By scaling up our data collection across parallel network ports, the central AI received a steady, high-velocity stream of driving trajectories. This allowed us to iterate on our reward shaping and hyperparameter tuning much faster than before. The result? Our racebot shattered its previous record, clocking a new fastest lap time of 1:39.13.
The bot is beginning to find tighter racing lines, managing its throttle profiles more aggressively out of corners, and demonstrating a much more sophisticated understanding of the track’s physics limits.
As an AI model evolves, project scopes and technical boundaries naturally shift. To keep our development tightly aligned with corporate expectations, we reviewed and refined our project requirements this week.
We formalized these updated engineering and performance requirements and sent them over to our client. This documentation ensures that both our team and IBM are completely aligned on what constitutes a successful deployment as we head into the final phases of the project
With a record-breaking lap time in hand and a stabilized architecture, we are ready to showcase our progress. We officially reached out to our client via email to schedule a live demonstration meeting.
To make the most of this sync, we are currently building a comprehensive presentation slide deck. This demo will pull back the curtain on the engineering behind our work. The presentation will detail how we bypassed TORCS’ graphical limitations using headless Docker containers, how our orchestration script manages container lifecycles during crashes, and how our parallel framework handles asynchronous weight updates.
We are rapidly approaching a major milestone for this project.
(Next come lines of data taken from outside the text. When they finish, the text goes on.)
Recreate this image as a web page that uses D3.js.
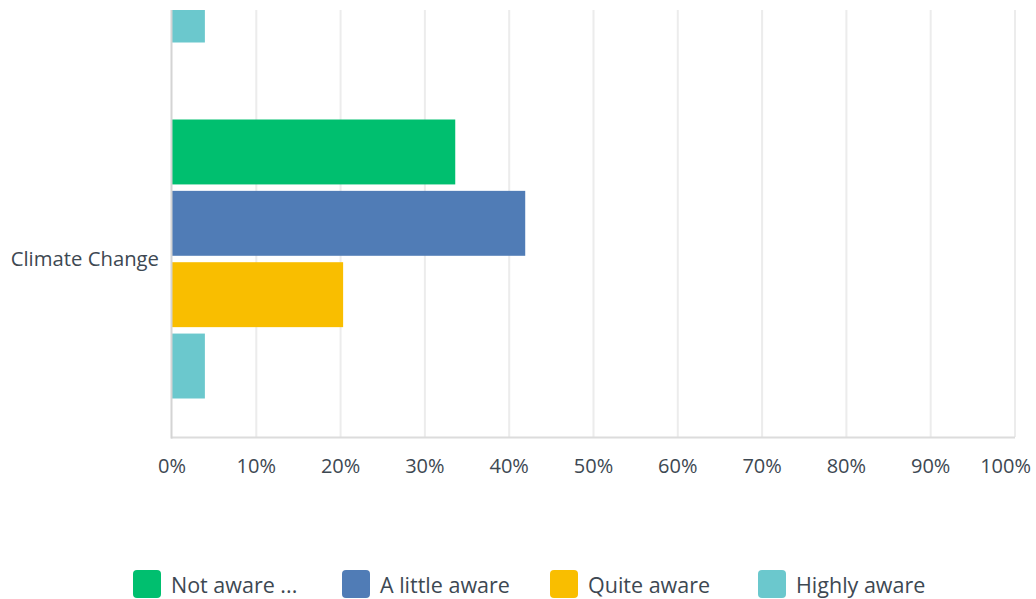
<!DOCTYPE html>
<html>
<head>
<meta charset="utf-8">
<script src="https://cdn.jsdelivr.net/npm/d3@7"></script>
<style>
  html, body { margin: 0; padding: 0; background: #fff; }
  text { font-family: "Open Sans", "Noto Sans", sans-serif; fill: #3d4852; }
</style>
</head>
<body>
<div id="chart"></div>
<script>
  "use strict";
  // data (the first row is scrolled out of view, only its last bar shows)
  var categories = ["", "Climate Change"];
  var series = ["Not aware ...", "A little aware", "Quite aware", "Highly aware"];
  var colors = ["#00bf6f", "#507cb6", "#f9be00", "#6bc8cd"];
  var values = [
    [null, null, null, 3.9],
    [33.6, 41.9, 20.3, 3.9]
  ];
  var ticks = [0, 10, 20, 30, 40, 50, 60, 70, 80, 90, 100];

  var width = 1036, height = 599;
  var plotLeft = 172, plotRight = 1015, plotTop = 10, plotBottom = 437;
  var bandH = 356;

  var svg = d3.select("#chart").append("svg")
              .attr("width", width).attr("height", height);

  var x = d3.scaleLinear().domain([0, 100]).range([plotLeft, plotRight]);
  var y = d3.scaleBand().domain(categories)
            .range([plotBottom - bandH * categories.length, plotBottom])
            .paddingInner(77 / 356).paddingOuter(38.5 / 356);
  var ySub = d3.scaleBand().domain(series).range([0, y.bandwidth()]).paddingInner(0.09);

  svg.append("clipPath").attr("id", "plot")
     .append("rect").attr("x", 0).attr("y", plotTop).attr("width", width).attr("height", plotBottom - plotTop + 2);

  var plot = svg.append("g").attr("clip-path", "url(#plot)");

  // grid
  plot.selectAll("line.grid").data(ticks.slice(1)).enter()
      .append("line")
      .attr("x1", function(d) { return x(d); }).attr("x2", function(d) { return x(d); })
      .attr("y1", plotTop).attr("y2", plotBottom)
      .attr("stroke", "#ececec").attr("stroke-width", 2);

  // bars
  var rows = plot.selectAll("g.row").data(categories).enter()
                 .append("g").attr("transform", function(d) { return "translate(0," + y(d) + ")"; });
  rows.selectAll("rect")
      .data(function(d, i) {
        return values[i].map(function(v, j) { return {s: series[j], v: v, c: colors[j]}; })
                        .filter(function(e) { return e.v != null; });
      })
      .enter().append("rect")
      .attr("x", x(0))
      .attr("y", function(d) { return ySub(d.s); })
      .attr("width", function(d) { return x(d.v) - x(0); })
      .attr("height", ySub.bandwidth())
      .attr("fill", function(d) { return d.c; });

  // axes lines
  svg.append("line").attr("x1", plotLeft - 1).attr("x2", plotRight).attr("y1", plotBottom + 0.5).attr("y2", plotBottom + 0.5)
     .attr("stroke", "#dcdcdc").attr("stroke-width", 2);
  svg.append("line").attr("x1", plotLeft - 0.5).attr("x2", plotLeft - 0.5).attr("y1", plotTop).attr("y2", plotBottom + 1.5)
     .attr("stroke", "#d4d4d4").attr("stroke-width", 2);

  // category labels
  svg.selectAll("text.cat").data(categories).enter()
     .append("text")
     .attr("x", 159)
     .attr("y", function(d) { return y(d) + y.bandwidth() / 2; })
     .attr("dy", "0.35em")
     .attr("text-anchor", "end")
     .attr("font-size", 20.3)
     .text(function(d) { return d; });

  // tick labels (the last one is pulled in so it stays on the page)
  svg.selectAll("text.tick").data(ticks).enter()
     .append("text")
     .attr("x", function(d, i) { return i === ticks.length - 1 ? 1031 : x(d); })
     .attr("y", 466)
     .attr("dy", "0.35em")
     .attr("text-anchor", function(d, i) { return i === ticks.length - 1 ? "end" : "middle"; })
     .attr("font-size", 20)
     .text(function(d) { return d + "%"; });

  // legend
  var legendX = [133, 342, 550, 758];
  var lg = svg.selectAll("g.legend").data(series).enter()
              .append("g").attr("transform", function(d, i) { return "translate(" + legendX[i] + ",570)"; });
  lg.append("rect").attr("width", 28).attr("height", 28).attr("rx", 4)
    .attr("fill", function(d, i) { return colors[i]; });
  lg.append("text").attr("x", 38).attr("y", 15).attr("dy", "0.35em")
    .attr("font-size", 21.5)
    .text(function(d) { return d; });
</script>
</body>
</html>
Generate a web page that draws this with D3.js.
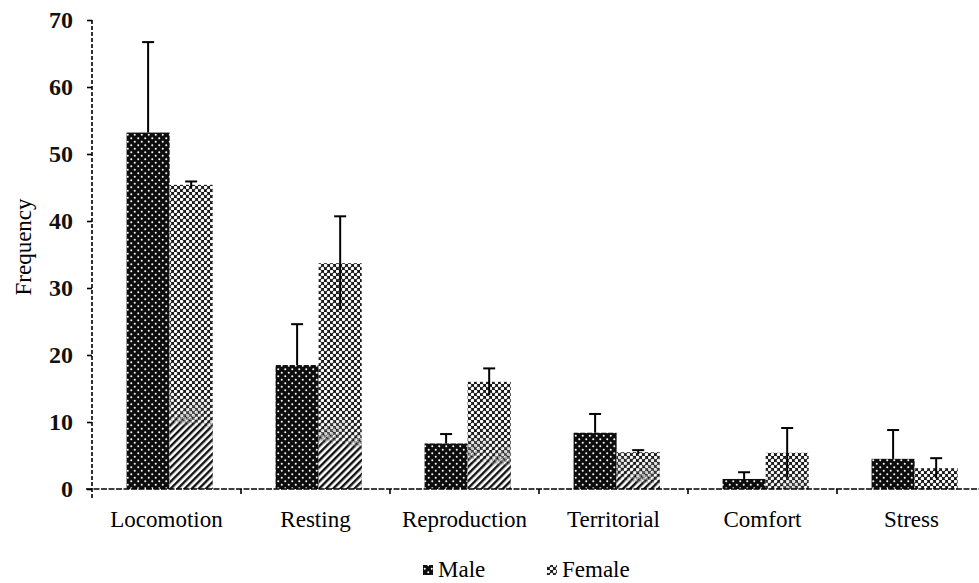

Moving from raw execution to client-facing communication requires a shift in focus, but we aren’t letting our technical momentum slow down.
To prepare for our meeting with our client, our immediate action items for the coming week are:
Finalize the demo presentation slides to ensure a polished visual delivery.
Write detailed scripts and speaker notes so the technical presentation is seamless and clear.
Continue pushing model boundaries to see if we can shave even more milliseconds off our 1:39.13 record.